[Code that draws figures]
┄┄┄┄┄┄┄┄┄┄

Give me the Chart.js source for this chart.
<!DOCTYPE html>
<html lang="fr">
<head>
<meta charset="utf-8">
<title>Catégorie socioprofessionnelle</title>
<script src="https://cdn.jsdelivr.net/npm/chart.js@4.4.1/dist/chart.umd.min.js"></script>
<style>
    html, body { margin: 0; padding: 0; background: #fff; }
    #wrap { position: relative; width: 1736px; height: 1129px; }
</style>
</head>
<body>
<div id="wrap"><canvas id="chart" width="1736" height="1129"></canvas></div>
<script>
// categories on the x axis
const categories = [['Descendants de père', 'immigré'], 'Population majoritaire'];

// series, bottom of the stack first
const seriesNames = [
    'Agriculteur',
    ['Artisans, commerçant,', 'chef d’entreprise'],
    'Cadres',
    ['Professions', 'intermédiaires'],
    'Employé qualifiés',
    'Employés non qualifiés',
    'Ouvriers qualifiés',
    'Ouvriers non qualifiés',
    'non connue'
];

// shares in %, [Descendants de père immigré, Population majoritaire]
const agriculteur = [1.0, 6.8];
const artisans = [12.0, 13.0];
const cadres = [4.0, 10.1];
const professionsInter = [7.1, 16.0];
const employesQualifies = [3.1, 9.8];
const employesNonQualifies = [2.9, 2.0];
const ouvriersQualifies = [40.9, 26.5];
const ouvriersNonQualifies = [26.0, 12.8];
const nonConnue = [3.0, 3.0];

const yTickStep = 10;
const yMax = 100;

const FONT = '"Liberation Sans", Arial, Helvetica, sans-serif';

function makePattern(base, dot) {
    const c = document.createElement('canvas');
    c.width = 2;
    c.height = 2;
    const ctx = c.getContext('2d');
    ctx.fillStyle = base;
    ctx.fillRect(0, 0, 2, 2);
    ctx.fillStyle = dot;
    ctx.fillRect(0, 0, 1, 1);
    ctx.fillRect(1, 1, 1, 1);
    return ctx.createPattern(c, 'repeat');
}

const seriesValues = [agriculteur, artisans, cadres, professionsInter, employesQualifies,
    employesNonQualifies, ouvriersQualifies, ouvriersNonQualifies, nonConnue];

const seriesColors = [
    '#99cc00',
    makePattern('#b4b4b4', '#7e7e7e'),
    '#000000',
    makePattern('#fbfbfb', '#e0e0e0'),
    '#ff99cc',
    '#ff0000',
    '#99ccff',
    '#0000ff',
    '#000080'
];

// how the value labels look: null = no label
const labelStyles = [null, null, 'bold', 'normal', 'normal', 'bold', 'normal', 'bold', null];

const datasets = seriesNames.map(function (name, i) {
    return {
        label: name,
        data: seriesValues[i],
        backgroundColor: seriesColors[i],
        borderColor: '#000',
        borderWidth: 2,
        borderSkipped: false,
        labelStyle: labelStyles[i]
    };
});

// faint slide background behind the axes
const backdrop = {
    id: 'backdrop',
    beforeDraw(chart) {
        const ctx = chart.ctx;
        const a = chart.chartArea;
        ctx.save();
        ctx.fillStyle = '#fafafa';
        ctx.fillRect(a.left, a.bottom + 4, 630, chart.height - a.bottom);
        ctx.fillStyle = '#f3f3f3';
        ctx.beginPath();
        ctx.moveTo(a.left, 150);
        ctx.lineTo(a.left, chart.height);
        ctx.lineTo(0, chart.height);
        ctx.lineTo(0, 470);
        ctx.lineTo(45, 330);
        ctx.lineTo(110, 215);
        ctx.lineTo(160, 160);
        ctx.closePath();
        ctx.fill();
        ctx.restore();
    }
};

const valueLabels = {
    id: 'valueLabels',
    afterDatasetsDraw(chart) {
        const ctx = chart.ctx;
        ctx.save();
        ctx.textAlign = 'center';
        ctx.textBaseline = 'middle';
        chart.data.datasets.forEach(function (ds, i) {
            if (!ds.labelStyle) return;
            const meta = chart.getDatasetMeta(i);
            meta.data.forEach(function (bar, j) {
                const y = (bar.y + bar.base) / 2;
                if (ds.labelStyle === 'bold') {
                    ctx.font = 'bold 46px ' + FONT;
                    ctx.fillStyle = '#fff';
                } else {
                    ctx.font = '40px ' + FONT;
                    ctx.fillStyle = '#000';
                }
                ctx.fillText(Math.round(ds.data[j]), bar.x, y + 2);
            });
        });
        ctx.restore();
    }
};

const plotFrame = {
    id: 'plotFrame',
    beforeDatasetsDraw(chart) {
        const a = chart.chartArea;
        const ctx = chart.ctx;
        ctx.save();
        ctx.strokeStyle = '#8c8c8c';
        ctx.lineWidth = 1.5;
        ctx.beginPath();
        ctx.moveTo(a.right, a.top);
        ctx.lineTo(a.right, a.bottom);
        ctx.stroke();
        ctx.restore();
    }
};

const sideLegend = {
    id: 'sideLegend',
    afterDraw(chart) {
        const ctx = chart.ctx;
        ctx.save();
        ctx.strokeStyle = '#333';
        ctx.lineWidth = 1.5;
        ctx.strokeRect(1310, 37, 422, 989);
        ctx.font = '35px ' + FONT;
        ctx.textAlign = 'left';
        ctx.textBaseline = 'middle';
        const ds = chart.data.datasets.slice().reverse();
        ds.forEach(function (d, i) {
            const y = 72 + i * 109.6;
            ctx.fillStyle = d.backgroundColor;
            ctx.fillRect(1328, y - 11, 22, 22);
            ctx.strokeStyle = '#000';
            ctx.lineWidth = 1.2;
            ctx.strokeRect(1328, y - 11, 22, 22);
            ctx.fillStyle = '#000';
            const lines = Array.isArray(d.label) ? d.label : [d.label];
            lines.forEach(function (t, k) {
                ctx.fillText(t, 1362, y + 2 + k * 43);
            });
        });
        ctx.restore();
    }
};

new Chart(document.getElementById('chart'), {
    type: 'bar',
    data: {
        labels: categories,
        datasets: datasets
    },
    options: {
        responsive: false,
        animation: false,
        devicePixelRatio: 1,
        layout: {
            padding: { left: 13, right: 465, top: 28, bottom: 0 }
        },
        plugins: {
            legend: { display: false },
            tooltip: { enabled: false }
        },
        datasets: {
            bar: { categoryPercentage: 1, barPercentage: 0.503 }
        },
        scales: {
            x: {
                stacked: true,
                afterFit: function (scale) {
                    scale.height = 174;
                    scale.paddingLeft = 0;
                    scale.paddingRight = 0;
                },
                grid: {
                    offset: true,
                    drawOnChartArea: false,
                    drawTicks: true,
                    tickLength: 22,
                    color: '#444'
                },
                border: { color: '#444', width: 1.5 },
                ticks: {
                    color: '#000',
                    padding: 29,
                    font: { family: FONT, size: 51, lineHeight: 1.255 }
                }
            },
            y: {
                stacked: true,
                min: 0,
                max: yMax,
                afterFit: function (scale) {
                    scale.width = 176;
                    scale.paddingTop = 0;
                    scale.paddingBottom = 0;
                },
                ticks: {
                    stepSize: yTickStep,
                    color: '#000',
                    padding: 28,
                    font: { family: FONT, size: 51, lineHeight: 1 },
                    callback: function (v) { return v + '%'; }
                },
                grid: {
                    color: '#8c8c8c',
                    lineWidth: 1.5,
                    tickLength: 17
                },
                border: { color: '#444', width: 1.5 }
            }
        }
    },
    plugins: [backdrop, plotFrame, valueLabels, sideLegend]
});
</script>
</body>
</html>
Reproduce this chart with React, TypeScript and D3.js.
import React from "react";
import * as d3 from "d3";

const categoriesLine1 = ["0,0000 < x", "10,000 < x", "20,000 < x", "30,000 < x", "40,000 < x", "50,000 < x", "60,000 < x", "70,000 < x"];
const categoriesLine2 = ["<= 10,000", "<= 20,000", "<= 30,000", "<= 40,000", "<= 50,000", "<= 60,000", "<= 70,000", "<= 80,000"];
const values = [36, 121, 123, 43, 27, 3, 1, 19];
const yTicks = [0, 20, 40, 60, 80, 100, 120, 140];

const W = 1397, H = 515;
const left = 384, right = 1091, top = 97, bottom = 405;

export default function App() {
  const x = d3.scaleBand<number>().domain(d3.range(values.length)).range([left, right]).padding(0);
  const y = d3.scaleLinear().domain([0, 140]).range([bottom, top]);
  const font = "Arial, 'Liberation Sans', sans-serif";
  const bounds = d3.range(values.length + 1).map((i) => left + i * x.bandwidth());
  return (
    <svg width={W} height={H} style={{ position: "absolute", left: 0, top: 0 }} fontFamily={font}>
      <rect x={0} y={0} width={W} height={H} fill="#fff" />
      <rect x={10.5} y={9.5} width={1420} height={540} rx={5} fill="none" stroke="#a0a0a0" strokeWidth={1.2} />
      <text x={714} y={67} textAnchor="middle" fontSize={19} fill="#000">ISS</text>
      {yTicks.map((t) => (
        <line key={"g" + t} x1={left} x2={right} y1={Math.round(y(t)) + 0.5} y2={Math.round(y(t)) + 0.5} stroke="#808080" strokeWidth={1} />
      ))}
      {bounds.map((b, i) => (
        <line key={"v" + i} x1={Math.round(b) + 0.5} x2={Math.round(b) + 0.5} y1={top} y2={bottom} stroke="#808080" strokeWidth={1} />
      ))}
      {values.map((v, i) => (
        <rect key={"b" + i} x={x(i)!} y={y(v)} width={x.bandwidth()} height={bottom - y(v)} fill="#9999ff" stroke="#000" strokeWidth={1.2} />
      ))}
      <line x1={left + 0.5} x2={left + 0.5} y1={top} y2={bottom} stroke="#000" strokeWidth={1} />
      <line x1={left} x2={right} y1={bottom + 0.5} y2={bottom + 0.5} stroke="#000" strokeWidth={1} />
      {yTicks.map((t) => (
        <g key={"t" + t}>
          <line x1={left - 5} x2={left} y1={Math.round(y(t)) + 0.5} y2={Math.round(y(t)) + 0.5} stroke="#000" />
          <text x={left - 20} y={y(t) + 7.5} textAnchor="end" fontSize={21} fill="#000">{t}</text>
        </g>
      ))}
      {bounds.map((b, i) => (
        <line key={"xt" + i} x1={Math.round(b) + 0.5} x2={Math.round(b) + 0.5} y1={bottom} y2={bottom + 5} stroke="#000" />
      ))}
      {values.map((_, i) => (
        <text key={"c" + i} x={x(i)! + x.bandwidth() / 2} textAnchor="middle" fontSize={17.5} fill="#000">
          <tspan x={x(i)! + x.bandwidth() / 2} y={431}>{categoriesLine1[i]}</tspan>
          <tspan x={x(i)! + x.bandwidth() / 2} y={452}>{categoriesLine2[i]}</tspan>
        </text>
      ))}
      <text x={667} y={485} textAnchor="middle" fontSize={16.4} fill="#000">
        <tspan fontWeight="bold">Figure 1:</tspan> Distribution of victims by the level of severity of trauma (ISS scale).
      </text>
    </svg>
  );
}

┄┄┄┄┄┄┄┄┄┄

> Task to complete: This exercise asks for the lines from the line with "Reproduce this chart" to the line with "const yTicks = [0, 20, 40, 60, 80, 100, 120, 140];", both lines included, set down exactly and with nothing else.

> Task response:
Reproduce this chart with React, TypeScript and D3.js.
import React from "react";
import * as d3 from "d3";

const categoriesLine1 = ["0,0000 < x", "10,000 < x", "20,000 < x", "30,000 < x", "40,000 < x", "50,000 < x", "60,000 < x", "70,000 < x"];
const categoriesLine2 = ["<= 10,000", "<= 20,000", "<= 30,000", "<= 40,000", "<= 50,000", "<= 60,000", "<= 70,000", "<= 80,000"];
const values = [36, 121, 123, 43, 27, 3, 1, 19];
const yTicks = [0, 20, 40, 60, 80, 100, 120, 140];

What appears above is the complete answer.